Let $$\delta^1_2=\mbox{ supremum of the }\Delta^1_2 \mbox{
wellorderings of } \omega,$$ and $$\delta=\min\{\alpha\mid
L\setminus L_{\alpha}\mbox{ contains no }\Pi^1_1 \mbox{
singleton}\}.$$

We claim that $\delta=\delta^1_2$.

$\mathbf{Proof}$:
If $\alpha<\delta$, then there is a $\Pi^1_1$ singleton $x \in
L_{\delta}\setminus L_{\alpha}$. Since $x\in L_{\omega_1^x}$ and
$\omega_1^x$ is a $\Pi^1_1(x)$-wellordering, it must be that
$\alpha<\omega_1^x<\delta^1_2$. So $\delta\leq \delta^1_2$.
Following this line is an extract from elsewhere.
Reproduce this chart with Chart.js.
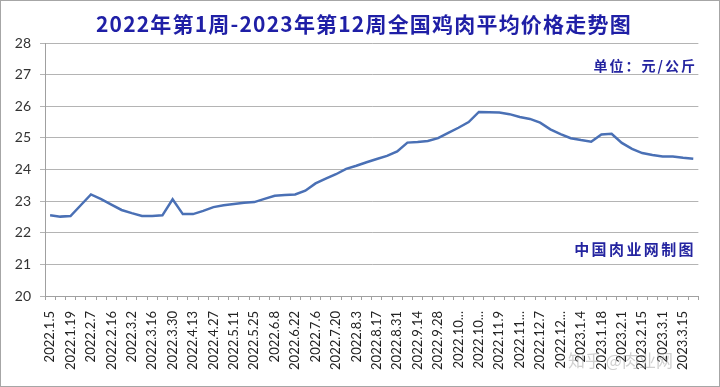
<!DOCTYPE html>
<html>
<head>
<meta charset="utf-8">
<script src="https://cdn.jsdelivr.net/npm/chart.js@4/dist/chart.umd.min.js"></script>
<style>
html,body{margin:0;padding:0;background:#fff;}
canvas{display:block;}
</style>
</head>
<body>
<canvas id="c" width="720" height="387"></canvas>
<script>
const titleText = '2022年第1周-2023年第12周全国鸡肉平均价格走势图';
const unitText = '单位：元/公斤';
const sourceText = '中国肉业网制图';
const watermarkText = '知乎 @肉业网';

const categories = [
  '2022.1.5','2022.1.12','2022.1.19','2022.1.26','2022.2.7','2022.2.9','2022.2.16','2022.2.23',
  '2022.3.2','2022.3.9','2022.3.16','2022.3.23','2022.3.30','2022.4.6','2022.4.13','2022.4.20',
  '2022.4.27','2022.5.4','2022.5.11','2022.5.18','2022.5.25','2022.6.1','2022.6.8','2022.6.15',
  '2022.6.22','2022.6.29','2022.7.6','2022.7.13','2022.7.20','2022.7.27','2022.8.3','2022.8.10',
  '2022.8.17','2022.8.24','2022.8.31','2022.9.7','2022.9.14','2022.9.21','2022.9.28','2022.10.5',
  '2022.10.12','2022.10.19','2022.10.26','2022.11.2','2022.11.9','2022.11.16','2022.11.23','2022.11.30',
  '2022.12.7','2022.12.14','2022.12.21','2022.12.28','2023.1.4','2023.1.11','2023.1.18','2023.1.25',
  '2023.2.1','2023.2.8','2023.2.15','2023.2.22','2023.3.1','2023.3.8','2023.3.15','2023.3.22'
];

const prices = [
  22.55,22.51,22.53,22.87,23.21,23.06,22.89,22.72,
  22.62,22.53,22.53,22.55,23.06,22.59,22.59,22.69,
  22.81,22.87,22.91,22.95,22.97,23.07,23.17,23.19,
  23.21,23.33,23.56,23.71,23.85,24.02,24.12,24.23,
  24.33,24.43,24.57,24.85,24.87,24.90,24.99,25.16,
  25.32,25.50,25.82,25.81,25.80,25.75,25.66,25.60,
  25.48,25.27,25.12,24.99,24.93,24.88,25.11,25.13,
  24.84,24.65,24.52,24.46,24.41,24.41,24.37,24.34
];

const yMin = 20, yMax = 28, yStep = 1;

const decorPlugin = {
  id: 'decor',
  afterDraw(chart) {
    const ctx = chart.ctx;
    ctx.save();
    // outer frame
    ctx.strokeStyle = '#a6a6a6';
    ctx.lineWidth = 1;
    ctx.strokeRect(0.5, 0.5, chart.width - 1, chart.height - 1);
    // title
    ctx.fillStyle = '#1f1fa6';
    ctx.font = 'bold 21px "Noto Sans CJK SC"';
    ctx.letterSpacing = '1.2px';
    ctx.textAlign = 'left';
    ctx.textBaseline = 'alphabetic';
    ctx.fillText(titleText, 96, 32);
    // unit
    ctx.fillStyle = '#2424a0';
    ctx.font = 'bold 14px "Noto Sans CJK SC"';
    ctx.letterSpacing = '2px';
    const uw = ctx.measureText(unitText).width;
    ctx.fillText(unitText, 697 - uw, 71);
    // source
    ctx.font = 'bold 15px "Noto Sans CJK SC"';
    ctx.letterSpacing = '2.4px';
    const sw = ctx.measureText(sourceText).width;
    ctx.fillText(sourceText, 696 - sw, 255);
    // watermark
    ctx.fillStyle = 'rgba(150,150,150,0.45)';
    ctx.font = '17px "Noto Sans CJK SC"';
    ctx.letterSpacing = '0px';
    ctx.fillText(watermarkText, 568, 367);
    ctx.restore();
  }
};

new Chart(document.getElementById('c'), {
  type: 'line',
  data: {
    labels: categories,
    datasets: [{
      data: prices,
      borderColor: '#4a70b5',
      borderWidth: 2.5,
      pointRadius: 0,
      tension: 0,
      fill: false
    }]
  },
  options: {
    responsive: false,
    animation: false,
    layout: { padding: { top: 43, right: 17, left: 0, bottom: 0 } },
    plugins: { legend: { display: false }, title: { display: false }, tooltip: { enabled: false } },
    scales: {
      x: {
        type: 'category',
        offset: true,
        afterFit(scale) { scale.height = 91; },
        grid: { drawOnChartArea: false, offset: true, tickLength: 4, color: '#a0a0a0' },
        border: { color: '#a0a0a0', width: 1 },
        ticks: {
          autoSkip: false,
          maxRotation: 90,
          minRotation: 90,
          padding: 11,
          color: '#222',
          font: { family: 'Lato', size: 13 },
          callback(value, index) {
            if (index % 2 !== 0) return '';
            const s = categories[index];
            return s.length > 9 ? s.slice(0, 7) + '...' : s;
          }
        }
      },
      y: {
        min: yMin,
        max: yMax,
        afterFit(scale) { scale.width = 45; },
        grid: { color: '#b4b4b4', tickLength: 5, lineWidth: 1 },
        border: { color: '#a0a0a0', width: 1 },
        ticks: {
          stepSize: yStep,
          padding: 9,
          color: '#333',
          font: { family: 'Lato', size: 14 }
        }
      }
    }
  },
  plugins: [decorPlugin]
});
</script>
</body>
</html>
If $\alpha<\delta^1_2$, there is a $\Delta^1_2$ wellordering
relation $R\subseteq \omega\times \omega$ of order type $\alpha$. So
there are two arithmetical relations $S, T\subseteq
(\omega^{\omega})^2\times \omega^2$ so that
$$R(n,m)\Leftrightarrow \exists f \forall g S(f,g,n,m),
\mbox{ and}$$
$$\neg R(n,m)\Leftrightarrow \exists f \forall g T(f,g,n,m).$$
Define $\Pi^1_1$ sets $$R_0=\{(h,\langle n,m\rangle)\mid h(0)=0\wedge \exists f\forall g
(S(f,g,n,m)\wedge \forall n(f(n)=h(n+1)))\}$$ and $$R_1=\{(h,\langle n,m\rangle)\mid h(0)=1\wedge \exists f\forall g
(T(f,g,n,m)\wedge \forall n(f(n)=h(n+1)))\}.$$ By $\Pi^1_1$-uniformization Theorem, they both can be uniformized by $\Pi^1_1$ partial functions $p_{R_0}:\omega\to \omega^{\omega}$ and $p_{R_1}:\omega\to \omega^{\omega}$. Let $p=p_{R_0} \cup p_{R_1}$. Then $p$ is a $\Pi^1_1$ total function and can viewed as a $\Pi^1_1$-singleton. Then $R$ is recursive in $p$ and so $\alpha<\omega_1^p<\delta$.

Thus $\delta^1_2=\delta$.